Following nationwide protests across the United States in 2020 against police brutality, the push for federal recognition of Juneteenth gained momentum, with the U.S. Congress enacting legislation in the summer of 202l declaring June 19th a national holiday. The first anniversary of the federal holiday, celebrated on June 20 this year, is a moment for all Americans to honor the emancipation of enslaved African Americans following the end of the Civil War more than 150 years ago.

But Juneteenth also is an opportunity to take stock of congressional and state government efforts to account for the consequences of pervasive institutional racism before and after 1865 and evident still today. After all, the results of the brutal exploitation of enslaved African Americans to the systematic oppression in the Jim Crow South to today’s institutionalized racism are still evident in the disparate access to and outcomes in income, wealth, education, healthcare, jobs, housing, and criminal justice for so many Black workers and their families.

There is one initiative in Congress to establish a commission to study the effects of slavery and discriminatory policies on African Americans and recommend appropriate remedies, including reparations. Some cities and states are also working to address the need for reparations through piecemeal programs and initiatives. California’s Task Force to Study and Develop Reparation Proposals for African Americans, for example, recently released its nearly 500-page report that says its findings have nationwide implications for the way the United States addresses reparations. And there are several more ways in which reparations could be handled by policymakers at the state and local levels.

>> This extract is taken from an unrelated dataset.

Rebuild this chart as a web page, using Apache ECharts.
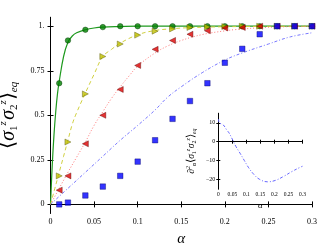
<!DOCTYPE html>
<html><head><meta charset="utf-8">
<script src="https://cdn.jsdelivr.net/npm/echarts@6/dist/echarts.min.js"></script>
<style>html,body{margin:0;padding:0;background:#fff}#c{width:336px;height:252px}</style>
</head><body><div id="c"></div>
<script>
// ---- data ----
const pointAlpha = [0.01,0.02,0.04,0.06,0.08,0.1,0.12,0.14,0.16,0.18,0.2,0.22,0.24,0.26,0.28,0.3];
const greenPts  = [0.68,0.92,0.98,0.995,1,1,1,1,1,1,1,1,1,1,1,1];
const yellowPts = [0.16,0.35,0.62,0.83,0.90,0.95,0.972,0.985,0.993,0.996,0.998,1,1,1,1,1];
const redPts    = [0.08,0.16,0.34,0.50,0.645,0.78,0.87,0.92,0.955,0.975,0.99,0.993,1,1,1,1];
const bluePts   = [0.0,0.01,0.05,0.10,0.16,0.24,0.36,0.48,0.58,0.68,0.795,0.873,0.955,1,1,1];

const greenLineAlpha = [0,0.002,0.004,0.006,0.008,0.01,0.015,0.02,0.025,0.03,0.04,0.05,0.06,0.08,0.1,0.15,0.2,0.25,0.3];
const greenLineVals  = [0,0.22,0.39,0.52,0.62,0.69,0.83,0.91,0.945,0.963,0.98,0.99,0.995,0.998,1,1,1,1,1];
const yellowLineAlpha = [0,0.005,0.01,0.015,0.02,0.025,0.03,0.04,0.05,0.06,0.07,0.08,0.1,0.12,0.14,0.16,0.2,0.25,0.3];
const yellowLineVals  = [0,0.09,0.18,0.27,0.36,0.45,0.515,0.625,0.73,0.83,0.87,0.905,0.952,0.976,0.986,0.992,0.997,0.999,1];
const redLineAlpha = [0,0.01,0.02,0.03,0.04,0.05,0.06,0.07,0.08,0.09,0.1,0.12,0.134,0.15,0.174,0.2,0.212,0.25,0.3];
const redLineVals  = [0,0.09,0.18,0.265,0.35,0.443,0.52,0.595,0.66,0.72,0.776,0.85,0.888,0.92,0.953,0.974,0.981,0.994,1];
const blueLineAlpha = [0,0.02,0.04,0.06,0.08,0.1,0.12,0.134,0.15,0.174,0.2,0.22,0.25,0.275,0.3];
const blueLineVals  = [0,0.09,0.18,0.27,0.36,0.443,0.53,0.6,0.66,0.739,0.81,0.85,0.9,0.94,0.963];

const insetAlpha = [0.001,0.0025,0.018,0.03,0.038,0.05,0.063,0.0775,0.093,0.107,0.125,0.146,0.175,0.2025,0.232,0.262,0.292,0.3];
const insetVals  = [12,10.2,8.8,6.2,4.7,1.3,-2.6,-6.1,-10,-13.5,-17,-19.8,-21.2,-20.5,-18.4,-15.8,-13.5,-13];

const yTicks = [0,0.25,0.5,0.75,1];
const insetYTicks = [-20,-10,0,10];

// ---- build ----
const zip = (a,b) => a.map((x,i)=>[x,b[i]]);
const F = 'Liberation Serif';
const chart = echarts.init(document.getElementById('c'), null, {renderer:'canvas'});

const frame = {show:true, lineStyle:{color:'#000', width:1}};
const mainX = {min:0,max:0.3,interval:0.05,gridIndex:0};
const mainY = {min:-0.05,max:1.05,gridIndex:0};
const insX = {min:0,max:0.3,interval:0.05,gridIndex:1};
const insY = {min:-25,max:15,gridIndex:1};

const mainRich = {
  br:{fontFamily:F,fontSize:21,lineHeight:22,color:'#000'},
  s:{fontFamily:F,fontSize:20,fontStyle:'italic',lineHeight:22,color:'#000'},
  sp:{fontFamily:F,fontSize:11,fontStyle:'italic',lineHeight:12,verticalAlign:'top',color:'#000'},
  sb:{fontFamily:F,fontSize:11,lineHeight:12,verticalAlign:'bottom',color:'#000'},
  e:{fontFamily:F,fontSize:11,fontStyle:'italic',lineHeight:9,verticalAlign:'bottom',color:'#000'},
  g:{fontSize:5}
};
const insRich = {
  br:{fontFamily:F,fontSize:11,lineHeight:12,color:'#000'},
  s:{fontFamily:F,fontSize:9.5,fontStyle:'italic',lineHeight:12,color:'#000'},
  sp:{fontFamily:F,fontSize:6,fontStyle:'italic',lineHeight:7,verticalAlign:'top',color:'#000'},
  sb:{fontFamily:F,fontSize:6,lineHeight:7,verticalAlign:'bottom',color:'#000'},
  e:{fontFamily:F,fontSize:6,fontStyle:'italic',lineHeight:6,verticalAlign:'bottom',color:'#000'},
  g:{fontSize:2}
};

const option = {
  animation:false,
  backgroundColor:'#fff',
  grid:[
    {left:50.5,right:24,top:17.3,bottom:38.7,containLabel:false,outerBoundsMode:'none'},
    {left:218.3,top:113.3,width:84.2,height:75.7,show:true,backgroundColor:'#fff',borderWidth:0,z:5,
      containLabel:false,outerBoundsMode:'none'}
  ],
  xAxis:[
    Object.assign({},mainX,{type:'value',position:'bottom',axisLine:frame,
      axisTick:{inside:true,length:3,lineStyle:{color:'#000'}},
      axisLabel:{fontFamily:F,fontSize:8,color:'#000',margin:5},
      splitLine:{show:false},
      name:'α',nameLocation:'middle',nameGap:16,
      nameTextStyle:{fontFamily:F,fontSize:15,fontStyle:'italic',color:'#000'}}),
    Object.assign({},mainX,{type:'value',position:'top',axisLine:frame,
      axisTick:{inside:true,length:3,lineStyle:{color:'#000'}},
      axisLabel:{show:false},splitLine:{show:false}}),
    Object.assign({},insX,{type:'value',position:'bottom',axisLine:frame,
      axisTick:{inside:true,length:2,lineStyle:{color:'#000'}},
      axisLabel:{fontFamily:F,fontSize:5.5,color:'#000',margin:3,interval:0,hideOverlap:false},
      splitLine:{show:false},
      name:'α',nameLocation:'middle',nameGap:12,
      nameTextStyle:{fontFamily:F,fontSize:9,fontStyle:'italic',color:'#000'},z:6}),
    Object.assign({},insX,{type:'value',position:'top',axisLine:frame,
      axisTick:{inside:true,length:2,lineStyle:{color:'#000'}},
      axisLabel:{show:false},splitLine:{show:false},z:6})
  ],
  yAxis:[
    Object.assign({},mainY,{type:'value',position:'left',axisLine:frame,
      axisTick:{inside:true,length:3,customValues:yTicks,lineStyle:{color:'#000'}},
      axisLabel:{fontFamily:F,fontSize:8,color:'#000',margin:6,customValues:yTicks,
        formatter:v=> v===1 ? '1.' : String(v)},
      splitLine:{show:false},
      name:'{br|⟨}{s|σ}{sb|1}{sp|z}{g| }{s|σ}{sb|2}{sp|z}{br|⟩}{e|eq}',
      nameLocation:'middle',nameRotate:90,nameGap:27,
      nameTextStyle:{rich:mainRich}}),
    Object.assign({},mainY,{type:'value',position:'right',axisLine:frame,
      axisTick:{inside:true,length:3,customValues:yTicks,lineStyle:{color:'#000'}},
      axisLabel:{show:false},splitLine:{show:false}}),
    Object.assign({},insY,{type:'value',position:'left',axisLine:frame,
      axisTick:{inside:true,length:2,customValues:insetYTicks,lineStyle:{color:'#000'}},
      axisLabel:{fontFamily:F,fontSize:6,color:'#000',margin:3,customValues:insetYTicks,
        formatter:v=>String(v).replace('-','−')},
      splitLine:{show:false},
      name:'{s|∂}{sp|2}{sb|α}{br|⟨}{s|σ}{sb|1}{sp|z}{g| }{s|σ}{sb|2}{sp|z}{br|⟩}{e|eq}',
      nameLocation:'middle',nameRotate:90,nameGap:21,
      nameTextStyle:{rich:insRich},z:6}),
    Object.assign({},insY,{type:'value',position:'right',axisLine:frame,
      axisTick:{inside:true,length:2,customValues:insetYTicks,lineStyle:{color:'#000'}},
      axisLabel:{show:false},splitLine:{show:false},z:6})
  ],
  series:[
    {type:'line',xAxisIndex:0,yAxisIndex:0,data:zip(greenLineAlpha,greenLineVals),showSymbol:false,smooth:0.4,
      lineStyle:{color:'#1f9a1f',width:1.2},z:2},
    {type:'line',xAxisIndex:0,yAxisIndex:0,data:zip(yellowLineAlpha,yellowLineVals),showSymbol:false,smooth:0.4,
      lineStyle:{color:'#d0d040',width:1,type:[4,3]},z:2},
    {type:'line',xAxisIndex:0,yAxisIndex:0,data:zip(redLineAlpha,redLineVals),showSymbol:false,smooth:0.4,
      lineStyle:{color:'#ff7777',width:1,type:[1,2]},z:2},
    {type:'line',xAxisIndex:0,yAxisIndex:0,data:zip(blueLineAlpha,blueLineVals),showSymbol:false,smooth:0.4,
      lineStyle:{color:'#7777ff',width:1,type:[3,2,1,2]},z:2},
    {type:'scatter',xAxisIndex:0,yAxisIndex:0,data:zip(pointAlpha,greenPts),symbol:'circle',symbolSize:5.5,
      itemStyle:{color:'#008000',borderColor:'#003300',borderWidth:0.5},z:3},
    {type:'scatter',xAxisIndex:0,yAxisIndex:0,data:zip(pointAlpha,yellowPts),symbol:'triangle',symbolRotate:-90,symbolSize:6,
      itemStyle:{color:'#bfbf00',borderColor:'#4d4d00',borderWidth:0.5},z:3},
    {type:'scatter',xAxisIndex:0,yAxisIndex:0,data:zip(pointAlpha,redPts),symbol:'triangle',symbolRotate:90,symbolSize:6,
      itemStyle:{color:'#dd0000',borderColor:'#550000',borderWidth:0.5},z:3},
    {type:'scatter',xAxisIndex:0,yAxisIndex:0,data:zip(pointAlpha,bluePts),symbol:'rect',symbolSize:5.5,
      itemStyle:{color:'#0000ff',borderColor:'#000066',borderWidth:0.5},z:3},
    {type:'line',xAxisIndex:2,yAxisIndex:2,data:zip(insetAlpha,insetVals),showSymbol:false,smooth:0.4,
      lineStyle:{color:'#6666ff',width:1,type:[3,2,1,2]},z:7}
  ]
};
chart.setOption(option);
</script></body></html>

Before examining those two reparations proposals, however, it’s first imperative to detail briefly why pervasive wealth inequality—the most telling consequence of the history, legacy, and enduring presence of systemic racism—persists for most African Americans. The reason: Over the course of U.S. history, the accumulation of wealth by the vast majority of generations of Africans Americans was categorically illegal (pre-1865) and then systemically and violently inhibited (post-1865) by Jim Crow laws, the exclusion of agricultural workers and domestic helpers from New Deal reforms, and sweeping housing-market redlining, among many other forms of institutional racism.